* _Material_
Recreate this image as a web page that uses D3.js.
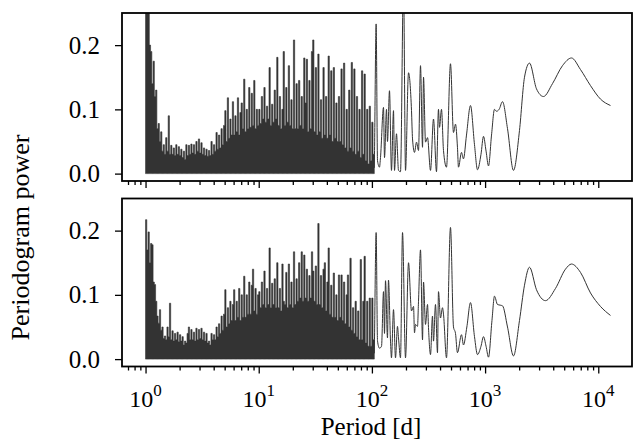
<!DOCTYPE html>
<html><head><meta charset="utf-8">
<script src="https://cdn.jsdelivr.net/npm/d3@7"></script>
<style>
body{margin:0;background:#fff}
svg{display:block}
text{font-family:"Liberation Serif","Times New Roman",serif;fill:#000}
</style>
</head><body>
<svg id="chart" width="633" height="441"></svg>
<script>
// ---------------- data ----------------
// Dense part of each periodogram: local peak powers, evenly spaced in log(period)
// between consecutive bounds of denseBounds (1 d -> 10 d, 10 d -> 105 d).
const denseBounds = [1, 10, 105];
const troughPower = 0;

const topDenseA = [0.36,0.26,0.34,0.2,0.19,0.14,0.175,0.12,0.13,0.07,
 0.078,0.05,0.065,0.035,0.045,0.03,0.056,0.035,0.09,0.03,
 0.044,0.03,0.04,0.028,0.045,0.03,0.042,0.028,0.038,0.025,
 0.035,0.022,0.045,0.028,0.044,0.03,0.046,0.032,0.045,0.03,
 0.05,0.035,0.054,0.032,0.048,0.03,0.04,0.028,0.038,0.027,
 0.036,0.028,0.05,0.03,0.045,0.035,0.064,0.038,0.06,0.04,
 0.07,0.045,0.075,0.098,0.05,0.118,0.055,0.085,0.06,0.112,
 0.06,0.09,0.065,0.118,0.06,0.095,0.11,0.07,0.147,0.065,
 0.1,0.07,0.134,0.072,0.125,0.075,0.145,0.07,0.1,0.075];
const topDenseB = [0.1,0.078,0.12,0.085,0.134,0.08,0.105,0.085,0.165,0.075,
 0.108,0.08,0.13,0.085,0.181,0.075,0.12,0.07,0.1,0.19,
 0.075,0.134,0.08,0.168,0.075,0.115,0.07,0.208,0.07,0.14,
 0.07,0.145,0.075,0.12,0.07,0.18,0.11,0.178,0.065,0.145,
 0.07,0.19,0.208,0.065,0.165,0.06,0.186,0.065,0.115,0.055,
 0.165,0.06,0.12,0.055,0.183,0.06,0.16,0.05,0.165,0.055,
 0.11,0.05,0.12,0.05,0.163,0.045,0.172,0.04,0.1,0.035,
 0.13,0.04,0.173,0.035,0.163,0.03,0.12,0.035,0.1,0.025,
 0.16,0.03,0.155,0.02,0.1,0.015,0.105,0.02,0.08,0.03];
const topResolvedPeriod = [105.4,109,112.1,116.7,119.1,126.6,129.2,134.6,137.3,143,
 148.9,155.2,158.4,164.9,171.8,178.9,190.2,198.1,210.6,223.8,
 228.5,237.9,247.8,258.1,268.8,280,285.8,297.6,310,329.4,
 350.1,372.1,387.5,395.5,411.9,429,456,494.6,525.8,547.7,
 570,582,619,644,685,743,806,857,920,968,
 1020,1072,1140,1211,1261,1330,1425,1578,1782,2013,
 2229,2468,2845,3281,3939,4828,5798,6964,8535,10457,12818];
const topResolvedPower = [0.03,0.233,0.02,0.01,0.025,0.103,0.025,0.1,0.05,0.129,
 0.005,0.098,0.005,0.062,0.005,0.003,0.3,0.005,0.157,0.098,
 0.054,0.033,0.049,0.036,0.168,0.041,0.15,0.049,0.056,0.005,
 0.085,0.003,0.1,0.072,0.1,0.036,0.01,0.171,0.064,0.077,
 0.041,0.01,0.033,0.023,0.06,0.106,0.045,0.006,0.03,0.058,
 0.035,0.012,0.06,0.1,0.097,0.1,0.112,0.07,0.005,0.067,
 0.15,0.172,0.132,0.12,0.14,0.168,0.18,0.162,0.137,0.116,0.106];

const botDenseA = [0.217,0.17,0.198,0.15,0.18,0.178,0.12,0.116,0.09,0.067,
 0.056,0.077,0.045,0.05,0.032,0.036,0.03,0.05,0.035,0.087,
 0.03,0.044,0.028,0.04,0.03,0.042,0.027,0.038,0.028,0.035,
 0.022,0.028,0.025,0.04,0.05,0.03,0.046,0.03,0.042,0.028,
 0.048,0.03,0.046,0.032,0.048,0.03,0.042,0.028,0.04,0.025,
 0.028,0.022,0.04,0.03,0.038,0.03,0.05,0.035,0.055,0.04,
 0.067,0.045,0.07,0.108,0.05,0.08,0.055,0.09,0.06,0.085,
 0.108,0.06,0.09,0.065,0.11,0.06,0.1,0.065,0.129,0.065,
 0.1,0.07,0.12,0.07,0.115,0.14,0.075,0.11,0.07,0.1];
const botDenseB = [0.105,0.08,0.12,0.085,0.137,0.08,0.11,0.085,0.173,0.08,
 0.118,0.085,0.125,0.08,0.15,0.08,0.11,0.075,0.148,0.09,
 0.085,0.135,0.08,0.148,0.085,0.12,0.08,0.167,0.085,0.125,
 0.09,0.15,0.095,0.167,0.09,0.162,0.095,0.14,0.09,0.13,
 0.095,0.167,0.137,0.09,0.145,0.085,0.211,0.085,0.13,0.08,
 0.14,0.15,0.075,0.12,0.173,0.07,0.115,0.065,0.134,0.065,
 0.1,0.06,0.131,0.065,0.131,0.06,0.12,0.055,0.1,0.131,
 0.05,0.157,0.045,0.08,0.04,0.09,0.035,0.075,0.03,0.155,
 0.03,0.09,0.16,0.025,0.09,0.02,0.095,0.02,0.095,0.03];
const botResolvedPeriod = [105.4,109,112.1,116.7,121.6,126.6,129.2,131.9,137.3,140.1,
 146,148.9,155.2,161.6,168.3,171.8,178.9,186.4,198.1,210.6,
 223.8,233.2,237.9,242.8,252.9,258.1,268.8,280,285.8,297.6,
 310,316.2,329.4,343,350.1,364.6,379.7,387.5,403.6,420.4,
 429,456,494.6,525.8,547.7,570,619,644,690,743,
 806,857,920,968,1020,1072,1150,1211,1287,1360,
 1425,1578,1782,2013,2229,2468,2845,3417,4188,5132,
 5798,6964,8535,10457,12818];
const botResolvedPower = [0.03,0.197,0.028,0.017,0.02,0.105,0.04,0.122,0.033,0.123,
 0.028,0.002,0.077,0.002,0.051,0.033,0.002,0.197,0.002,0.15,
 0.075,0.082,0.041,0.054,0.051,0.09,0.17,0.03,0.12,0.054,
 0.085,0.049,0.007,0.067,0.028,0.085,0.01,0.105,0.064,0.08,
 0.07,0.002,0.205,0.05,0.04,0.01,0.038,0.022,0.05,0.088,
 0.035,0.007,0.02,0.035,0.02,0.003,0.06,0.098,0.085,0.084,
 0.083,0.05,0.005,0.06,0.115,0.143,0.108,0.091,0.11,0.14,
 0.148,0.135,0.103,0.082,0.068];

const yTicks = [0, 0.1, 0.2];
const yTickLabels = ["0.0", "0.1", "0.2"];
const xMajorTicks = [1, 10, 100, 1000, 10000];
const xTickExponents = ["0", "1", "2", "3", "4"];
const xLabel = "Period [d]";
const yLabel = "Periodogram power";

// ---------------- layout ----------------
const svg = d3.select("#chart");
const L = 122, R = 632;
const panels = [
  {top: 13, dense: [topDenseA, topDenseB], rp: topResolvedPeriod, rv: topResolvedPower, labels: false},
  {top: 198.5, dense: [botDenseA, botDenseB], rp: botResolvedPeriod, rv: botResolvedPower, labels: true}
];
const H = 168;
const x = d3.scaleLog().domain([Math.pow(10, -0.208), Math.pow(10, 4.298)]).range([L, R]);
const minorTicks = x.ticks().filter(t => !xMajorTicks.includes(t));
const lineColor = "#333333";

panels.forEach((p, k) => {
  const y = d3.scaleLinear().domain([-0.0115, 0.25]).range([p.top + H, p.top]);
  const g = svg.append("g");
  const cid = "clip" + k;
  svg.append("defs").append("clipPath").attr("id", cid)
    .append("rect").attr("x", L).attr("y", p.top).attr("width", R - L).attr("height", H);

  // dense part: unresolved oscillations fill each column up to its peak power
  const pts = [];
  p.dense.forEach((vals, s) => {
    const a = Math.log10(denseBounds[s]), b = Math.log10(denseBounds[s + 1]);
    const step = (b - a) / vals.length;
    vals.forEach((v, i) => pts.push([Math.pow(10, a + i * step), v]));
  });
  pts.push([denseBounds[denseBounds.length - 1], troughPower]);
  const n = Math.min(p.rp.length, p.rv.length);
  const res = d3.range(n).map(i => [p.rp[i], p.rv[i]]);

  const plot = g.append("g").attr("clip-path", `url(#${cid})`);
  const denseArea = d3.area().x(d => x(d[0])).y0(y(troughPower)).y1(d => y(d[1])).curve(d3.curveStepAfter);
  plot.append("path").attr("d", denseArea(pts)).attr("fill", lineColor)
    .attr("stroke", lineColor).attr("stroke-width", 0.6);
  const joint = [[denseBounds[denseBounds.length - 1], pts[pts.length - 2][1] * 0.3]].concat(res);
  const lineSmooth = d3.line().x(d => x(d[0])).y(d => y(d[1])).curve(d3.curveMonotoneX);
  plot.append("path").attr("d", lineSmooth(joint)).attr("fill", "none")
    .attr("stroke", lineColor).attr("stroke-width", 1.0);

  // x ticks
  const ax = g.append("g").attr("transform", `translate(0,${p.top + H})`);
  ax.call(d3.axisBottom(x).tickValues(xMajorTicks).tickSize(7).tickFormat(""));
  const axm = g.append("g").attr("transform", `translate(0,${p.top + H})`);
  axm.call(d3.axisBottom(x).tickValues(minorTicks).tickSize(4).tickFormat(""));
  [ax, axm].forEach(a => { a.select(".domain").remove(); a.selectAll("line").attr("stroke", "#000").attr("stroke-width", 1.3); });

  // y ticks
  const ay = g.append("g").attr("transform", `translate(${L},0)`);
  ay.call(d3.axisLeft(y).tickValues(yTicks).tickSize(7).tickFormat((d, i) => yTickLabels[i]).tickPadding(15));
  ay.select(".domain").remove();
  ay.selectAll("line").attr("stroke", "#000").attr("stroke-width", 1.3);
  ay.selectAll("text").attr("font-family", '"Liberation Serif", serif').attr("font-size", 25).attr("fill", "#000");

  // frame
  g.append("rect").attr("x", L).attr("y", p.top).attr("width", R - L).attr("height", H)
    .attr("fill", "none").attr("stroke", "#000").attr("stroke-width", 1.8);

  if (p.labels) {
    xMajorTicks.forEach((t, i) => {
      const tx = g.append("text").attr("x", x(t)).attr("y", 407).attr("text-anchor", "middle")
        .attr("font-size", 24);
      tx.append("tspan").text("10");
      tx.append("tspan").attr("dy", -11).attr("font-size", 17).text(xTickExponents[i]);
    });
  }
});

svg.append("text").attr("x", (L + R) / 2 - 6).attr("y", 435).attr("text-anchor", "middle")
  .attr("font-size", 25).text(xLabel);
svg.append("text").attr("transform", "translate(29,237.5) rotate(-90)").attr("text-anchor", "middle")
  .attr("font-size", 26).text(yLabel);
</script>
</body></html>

* _Aim_
Restate, line by line and word for word, everything from the top of the material through the line that contains "const troughPower = 0;". Leave pictures out.

* _Task solution_
Recreate this image as a web page that uses D3.js.
<!DOCTYPE html>
<html><head><meta charset="utf-8">
<script src="https://cdn.jsdelivr.net/npm/d3@7"></script>
<style>
body{margin:0;background:#fff}
svg{display:block}
text{font-family:"Liberation Serif","Times New Roman",serif;fill:#000}
</style>
</head><body>
<svg id="chart" width="633" height="441"></svg>
<script>
// ---------------- data ----------------
// Dense part of each periodogram: local peak powers, evenly spaced in log(period)
// between consecutive bounds of denseBounds (1 d -> 10 d, 10 d -> 105 d).
const denseBounds = [1, 10, 105];
const troughPower = 0;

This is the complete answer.